DIRECTIVE | Return the lines from the one with "Emit a Python" through the one with "nL_cens = [0.18, 1.25, 2.6, 4.18, 6.2]", exactly as they appear and with no pictures.

INPUT DATA |
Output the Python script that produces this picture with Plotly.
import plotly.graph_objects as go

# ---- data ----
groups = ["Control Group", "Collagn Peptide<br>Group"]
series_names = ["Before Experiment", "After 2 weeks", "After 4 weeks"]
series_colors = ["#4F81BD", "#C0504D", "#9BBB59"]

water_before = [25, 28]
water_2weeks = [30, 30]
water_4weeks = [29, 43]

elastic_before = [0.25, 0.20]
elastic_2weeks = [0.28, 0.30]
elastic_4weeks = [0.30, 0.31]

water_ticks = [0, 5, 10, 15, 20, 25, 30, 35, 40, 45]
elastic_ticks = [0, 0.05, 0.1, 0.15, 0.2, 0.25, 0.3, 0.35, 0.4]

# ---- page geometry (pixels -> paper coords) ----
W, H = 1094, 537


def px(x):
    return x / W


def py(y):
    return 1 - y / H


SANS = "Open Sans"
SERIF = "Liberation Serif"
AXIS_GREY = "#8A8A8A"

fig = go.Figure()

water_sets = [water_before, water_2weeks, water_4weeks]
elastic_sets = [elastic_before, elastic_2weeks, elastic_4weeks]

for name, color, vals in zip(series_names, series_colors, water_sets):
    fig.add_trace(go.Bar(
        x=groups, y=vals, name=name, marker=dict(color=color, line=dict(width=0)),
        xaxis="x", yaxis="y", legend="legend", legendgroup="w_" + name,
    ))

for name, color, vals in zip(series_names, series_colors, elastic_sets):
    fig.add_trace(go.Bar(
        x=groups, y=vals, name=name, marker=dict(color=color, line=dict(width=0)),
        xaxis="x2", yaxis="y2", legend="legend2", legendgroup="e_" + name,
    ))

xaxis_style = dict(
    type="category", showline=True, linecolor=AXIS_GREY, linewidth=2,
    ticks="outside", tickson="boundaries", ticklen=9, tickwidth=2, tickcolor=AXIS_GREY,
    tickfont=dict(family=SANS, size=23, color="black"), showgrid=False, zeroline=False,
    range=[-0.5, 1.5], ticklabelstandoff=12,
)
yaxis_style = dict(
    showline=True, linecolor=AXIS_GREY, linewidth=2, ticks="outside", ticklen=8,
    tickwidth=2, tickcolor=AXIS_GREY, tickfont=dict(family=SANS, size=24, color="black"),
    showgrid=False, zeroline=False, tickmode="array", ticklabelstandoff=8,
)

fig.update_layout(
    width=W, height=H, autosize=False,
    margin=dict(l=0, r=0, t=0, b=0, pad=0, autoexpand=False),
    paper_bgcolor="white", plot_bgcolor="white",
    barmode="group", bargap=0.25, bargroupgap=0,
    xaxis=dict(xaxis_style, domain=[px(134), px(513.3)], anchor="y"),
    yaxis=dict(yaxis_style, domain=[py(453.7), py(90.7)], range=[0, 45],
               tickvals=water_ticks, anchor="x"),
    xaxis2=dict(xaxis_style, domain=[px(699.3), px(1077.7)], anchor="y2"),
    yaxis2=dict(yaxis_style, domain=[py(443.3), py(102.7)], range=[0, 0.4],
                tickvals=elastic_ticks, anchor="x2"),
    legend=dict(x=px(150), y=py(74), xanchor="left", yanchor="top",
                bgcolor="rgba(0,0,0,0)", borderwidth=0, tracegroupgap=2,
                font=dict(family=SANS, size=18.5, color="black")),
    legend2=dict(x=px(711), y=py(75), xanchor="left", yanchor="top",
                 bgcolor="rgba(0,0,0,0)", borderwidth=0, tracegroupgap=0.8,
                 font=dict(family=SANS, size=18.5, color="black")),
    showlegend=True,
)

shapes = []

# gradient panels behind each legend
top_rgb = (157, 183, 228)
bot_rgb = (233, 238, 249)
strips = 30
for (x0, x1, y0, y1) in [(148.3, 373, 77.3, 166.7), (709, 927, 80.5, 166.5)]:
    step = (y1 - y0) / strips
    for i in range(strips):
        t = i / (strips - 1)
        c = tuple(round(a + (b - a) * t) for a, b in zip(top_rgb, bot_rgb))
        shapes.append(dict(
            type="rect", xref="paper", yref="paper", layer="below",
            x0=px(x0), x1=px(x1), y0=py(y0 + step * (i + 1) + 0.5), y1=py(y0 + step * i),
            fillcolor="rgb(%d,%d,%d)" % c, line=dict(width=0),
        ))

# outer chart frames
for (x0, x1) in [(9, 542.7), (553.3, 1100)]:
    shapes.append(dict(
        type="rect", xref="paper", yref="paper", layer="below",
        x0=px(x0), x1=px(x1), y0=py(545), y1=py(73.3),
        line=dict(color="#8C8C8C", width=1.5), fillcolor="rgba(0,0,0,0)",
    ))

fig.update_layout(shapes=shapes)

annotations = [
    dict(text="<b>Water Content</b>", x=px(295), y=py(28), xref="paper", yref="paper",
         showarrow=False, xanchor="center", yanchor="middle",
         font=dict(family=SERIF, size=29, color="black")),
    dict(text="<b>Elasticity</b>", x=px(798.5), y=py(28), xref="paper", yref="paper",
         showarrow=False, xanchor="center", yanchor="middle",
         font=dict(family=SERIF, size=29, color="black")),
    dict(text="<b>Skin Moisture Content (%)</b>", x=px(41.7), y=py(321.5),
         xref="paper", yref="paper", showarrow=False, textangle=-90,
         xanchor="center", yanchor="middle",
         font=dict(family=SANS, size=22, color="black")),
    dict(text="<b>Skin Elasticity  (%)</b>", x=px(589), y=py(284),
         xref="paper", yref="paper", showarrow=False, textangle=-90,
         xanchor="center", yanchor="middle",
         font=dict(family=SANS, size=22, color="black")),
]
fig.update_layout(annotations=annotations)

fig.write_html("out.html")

==

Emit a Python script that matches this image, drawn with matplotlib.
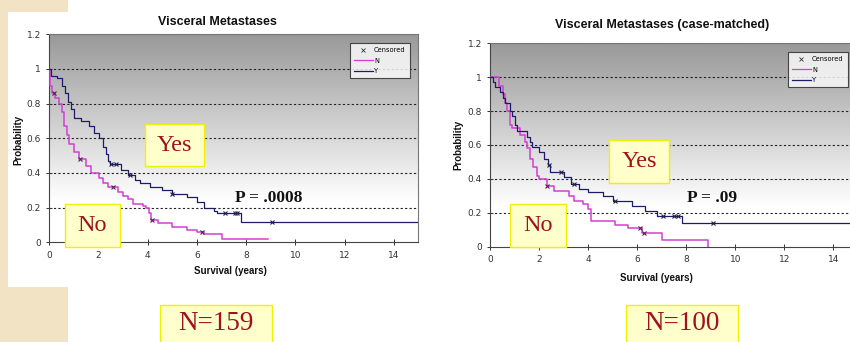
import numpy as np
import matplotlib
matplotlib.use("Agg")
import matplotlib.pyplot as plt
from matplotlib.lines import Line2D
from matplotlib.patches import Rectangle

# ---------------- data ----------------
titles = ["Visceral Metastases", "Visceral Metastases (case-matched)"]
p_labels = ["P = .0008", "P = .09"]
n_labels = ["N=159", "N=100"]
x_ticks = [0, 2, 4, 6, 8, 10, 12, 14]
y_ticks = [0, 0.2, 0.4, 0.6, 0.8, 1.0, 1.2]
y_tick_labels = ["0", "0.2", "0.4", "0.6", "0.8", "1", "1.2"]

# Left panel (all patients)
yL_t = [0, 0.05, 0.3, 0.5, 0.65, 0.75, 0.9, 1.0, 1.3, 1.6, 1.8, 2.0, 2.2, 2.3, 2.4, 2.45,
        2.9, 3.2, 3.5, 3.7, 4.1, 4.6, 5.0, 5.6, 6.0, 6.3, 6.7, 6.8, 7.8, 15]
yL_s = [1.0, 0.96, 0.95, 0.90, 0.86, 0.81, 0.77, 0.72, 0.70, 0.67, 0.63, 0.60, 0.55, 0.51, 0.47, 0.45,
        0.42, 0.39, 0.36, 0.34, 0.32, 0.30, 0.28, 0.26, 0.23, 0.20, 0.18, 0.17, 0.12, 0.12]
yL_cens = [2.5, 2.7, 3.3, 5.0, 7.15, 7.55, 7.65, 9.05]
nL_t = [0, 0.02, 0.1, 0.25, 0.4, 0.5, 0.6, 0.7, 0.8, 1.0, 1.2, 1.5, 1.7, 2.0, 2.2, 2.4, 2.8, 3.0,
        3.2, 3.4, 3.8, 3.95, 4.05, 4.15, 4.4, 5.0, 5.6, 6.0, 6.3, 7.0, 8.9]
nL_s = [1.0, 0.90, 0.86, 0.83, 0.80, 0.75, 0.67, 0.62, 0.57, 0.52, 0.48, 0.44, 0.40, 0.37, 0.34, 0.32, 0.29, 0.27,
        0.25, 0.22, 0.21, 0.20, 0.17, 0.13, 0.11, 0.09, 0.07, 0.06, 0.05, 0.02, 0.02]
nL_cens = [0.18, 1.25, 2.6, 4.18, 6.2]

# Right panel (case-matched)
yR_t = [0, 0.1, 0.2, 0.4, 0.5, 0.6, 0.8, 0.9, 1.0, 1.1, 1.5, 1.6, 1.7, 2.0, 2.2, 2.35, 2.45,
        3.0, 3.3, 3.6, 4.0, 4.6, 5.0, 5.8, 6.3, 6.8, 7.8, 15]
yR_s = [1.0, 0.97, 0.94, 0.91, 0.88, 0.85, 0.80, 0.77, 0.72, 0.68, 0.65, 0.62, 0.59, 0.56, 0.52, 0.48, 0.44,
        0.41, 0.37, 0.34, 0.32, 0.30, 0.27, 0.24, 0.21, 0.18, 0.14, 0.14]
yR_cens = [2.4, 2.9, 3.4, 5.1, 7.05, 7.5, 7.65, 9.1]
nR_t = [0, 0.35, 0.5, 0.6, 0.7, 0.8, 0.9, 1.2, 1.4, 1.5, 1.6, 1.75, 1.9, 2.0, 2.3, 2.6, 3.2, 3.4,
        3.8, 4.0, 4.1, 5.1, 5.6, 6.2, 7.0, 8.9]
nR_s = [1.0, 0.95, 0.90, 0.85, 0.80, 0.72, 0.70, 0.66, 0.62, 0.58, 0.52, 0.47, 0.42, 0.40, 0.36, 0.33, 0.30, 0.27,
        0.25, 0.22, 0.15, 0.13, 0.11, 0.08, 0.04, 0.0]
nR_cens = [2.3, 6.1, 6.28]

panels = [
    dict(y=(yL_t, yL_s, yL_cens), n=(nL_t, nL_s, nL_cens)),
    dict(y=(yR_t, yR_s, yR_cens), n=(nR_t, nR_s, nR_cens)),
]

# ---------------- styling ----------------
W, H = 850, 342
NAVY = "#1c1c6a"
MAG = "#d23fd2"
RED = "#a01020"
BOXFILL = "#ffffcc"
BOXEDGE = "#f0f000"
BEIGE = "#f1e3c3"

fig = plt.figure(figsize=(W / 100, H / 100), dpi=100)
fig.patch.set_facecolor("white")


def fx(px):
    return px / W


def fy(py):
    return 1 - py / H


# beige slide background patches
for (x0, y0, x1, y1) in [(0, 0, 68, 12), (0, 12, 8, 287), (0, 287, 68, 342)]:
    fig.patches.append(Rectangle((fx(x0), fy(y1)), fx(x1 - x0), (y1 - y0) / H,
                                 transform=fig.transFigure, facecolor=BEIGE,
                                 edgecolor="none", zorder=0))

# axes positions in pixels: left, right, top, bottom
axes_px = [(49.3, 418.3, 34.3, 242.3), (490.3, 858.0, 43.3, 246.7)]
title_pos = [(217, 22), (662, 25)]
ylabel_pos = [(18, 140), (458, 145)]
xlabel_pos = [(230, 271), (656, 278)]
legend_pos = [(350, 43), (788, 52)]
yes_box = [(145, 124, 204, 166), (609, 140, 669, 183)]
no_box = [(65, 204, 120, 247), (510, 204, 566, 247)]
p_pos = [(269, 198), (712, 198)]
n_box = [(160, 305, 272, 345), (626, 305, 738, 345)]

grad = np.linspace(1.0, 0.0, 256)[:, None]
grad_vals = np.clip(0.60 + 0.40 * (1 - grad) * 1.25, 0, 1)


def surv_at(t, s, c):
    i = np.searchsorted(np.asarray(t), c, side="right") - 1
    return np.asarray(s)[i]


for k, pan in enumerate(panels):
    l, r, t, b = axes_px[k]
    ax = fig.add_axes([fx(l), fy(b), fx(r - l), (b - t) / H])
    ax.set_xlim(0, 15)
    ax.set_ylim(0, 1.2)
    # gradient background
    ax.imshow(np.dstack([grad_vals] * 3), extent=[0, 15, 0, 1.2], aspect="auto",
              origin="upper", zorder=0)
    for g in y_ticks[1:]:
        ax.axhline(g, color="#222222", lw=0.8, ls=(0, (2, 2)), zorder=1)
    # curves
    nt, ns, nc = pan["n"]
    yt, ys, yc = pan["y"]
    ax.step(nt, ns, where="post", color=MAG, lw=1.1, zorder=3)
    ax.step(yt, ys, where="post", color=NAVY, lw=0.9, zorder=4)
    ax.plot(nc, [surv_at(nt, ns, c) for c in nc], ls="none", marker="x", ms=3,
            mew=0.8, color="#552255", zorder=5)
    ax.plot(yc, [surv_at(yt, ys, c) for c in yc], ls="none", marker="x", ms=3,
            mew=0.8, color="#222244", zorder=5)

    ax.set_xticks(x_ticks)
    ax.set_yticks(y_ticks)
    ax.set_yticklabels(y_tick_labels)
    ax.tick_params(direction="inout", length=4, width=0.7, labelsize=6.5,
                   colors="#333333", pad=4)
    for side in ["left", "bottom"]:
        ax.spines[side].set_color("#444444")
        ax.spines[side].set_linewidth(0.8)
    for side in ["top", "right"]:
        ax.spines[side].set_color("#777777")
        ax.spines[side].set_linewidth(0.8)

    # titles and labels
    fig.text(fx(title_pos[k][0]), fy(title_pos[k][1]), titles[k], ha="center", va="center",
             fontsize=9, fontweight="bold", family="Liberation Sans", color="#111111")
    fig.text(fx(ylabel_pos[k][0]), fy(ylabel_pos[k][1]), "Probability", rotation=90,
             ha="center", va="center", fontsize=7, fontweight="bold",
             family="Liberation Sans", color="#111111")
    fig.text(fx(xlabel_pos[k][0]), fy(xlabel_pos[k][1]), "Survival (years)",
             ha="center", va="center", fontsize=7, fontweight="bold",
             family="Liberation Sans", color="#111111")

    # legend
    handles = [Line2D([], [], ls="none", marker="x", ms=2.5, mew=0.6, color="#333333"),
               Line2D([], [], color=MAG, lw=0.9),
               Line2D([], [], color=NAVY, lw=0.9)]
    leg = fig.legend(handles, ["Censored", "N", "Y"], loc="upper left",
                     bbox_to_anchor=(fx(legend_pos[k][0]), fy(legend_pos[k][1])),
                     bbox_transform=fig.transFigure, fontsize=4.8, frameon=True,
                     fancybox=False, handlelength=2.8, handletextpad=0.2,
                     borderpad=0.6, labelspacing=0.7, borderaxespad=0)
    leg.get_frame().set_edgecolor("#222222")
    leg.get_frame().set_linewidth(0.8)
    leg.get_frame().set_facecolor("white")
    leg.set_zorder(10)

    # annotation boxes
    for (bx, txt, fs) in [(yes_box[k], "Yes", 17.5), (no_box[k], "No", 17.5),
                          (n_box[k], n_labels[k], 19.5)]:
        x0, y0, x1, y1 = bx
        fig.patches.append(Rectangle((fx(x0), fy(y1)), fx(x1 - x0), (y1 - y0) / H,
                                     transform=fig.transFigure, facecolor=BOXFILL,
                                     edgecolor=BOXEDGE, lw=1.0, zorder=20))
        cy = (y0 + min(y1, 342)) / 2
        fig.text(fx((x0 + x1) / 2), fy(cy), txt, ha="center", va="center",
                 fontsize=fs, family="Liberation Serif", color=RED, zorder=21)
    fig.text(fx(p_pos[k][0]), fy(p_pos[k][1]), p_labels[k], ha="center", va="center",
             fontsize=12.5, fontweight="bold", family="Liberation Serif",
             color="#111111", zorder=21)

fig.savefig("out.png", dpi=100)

TASK OUTPUT |
Emit a Python script that matches this image, drawn with matplotlib.
import numpy as np
import matplotlib
matplotlib.use("Agg")
import matplotlib.pyplot as plt
from matplotlib.lines import Line2D
from matplotlib.patches import Rectangle

# ---------------- data ----------------
titles = ["Visceral Metastases", "Visceral Metastases (case-matched)"]
p_labels = ["P = .0008", "P = .09"]
n_labels = ["N=159", "N=100"]
x_ticks = [0, 2, 4, 6, 8, 10, 12, 14]
y_ticks = [0, 0.2, 0.4, 0.6, 0.8, 1.0, 1.2]
y_tick_labels = ["0", "0.2", "0.4", "0.6", "0.8", "1", "1.2"]

# Left panel (all patients)
yL_t = [0, 0.05, 0.3, 0.5, 0.65, 0.75, 0.9, 1.0, 1.3, 1.6, 1.8, 2.0, 2.2, 2.3, 2.4, 2.45,
        2.9, 3.2, 3.5, 3.7, 4.1, 4.6, 5.0, 5.6, 6.0, 6.3, 6.7, 6.8, 7.8, 15]
yL_s = [1.0, 0.96, 0.95, 0.90, 0.86, 0.81, 0.77, 0.72, 0.70, 0.67, 0.63, 0.60, 0.55, 0.51, 0.47, 0.45,
        0.42, 0.39, 0.36, 0.34, 0.32, 0.30, 0.28, 0.26, 0.23, 0.20, 0.18, 0.17, 0.12, 0.12]
yL_cens = [2.5, 2.7, 3.3, 5.0, 7.15, 7.55, 7.65, 9.05]
nL_t = [0, 0.02, 0.1, 0.25, 0.4, 0.5, 0.6, 0.7, 0.8, 1.0, 1.2, 1.5, 1.7, 2.0, 2.2, 2.4, 2.8, 3.0,
        3.2, 3.4, 3.8, 3.95, 4.05, 4.15, 4.4, 5.0, 5.6, 6.0, 6.3, 7.0, 8.9]
nL_s = [1.0, 0.90, 0.86, 0.83, 0.80, 0.75, 0.67, 0.62, 0.57, 0.52, 0.48, 0.44, 0.40, 0.37, 0.34, 0.32, 0.29, 0.27,
        0.25, 0.22, 0.21, 0.20, 0.17, 0.13, 0.11, 0.09, 0.07, 0.06, 0.05, 0.02, 0.02]
nL_cens = [0.18, 1.25, 2.6, 4.18, 6.2]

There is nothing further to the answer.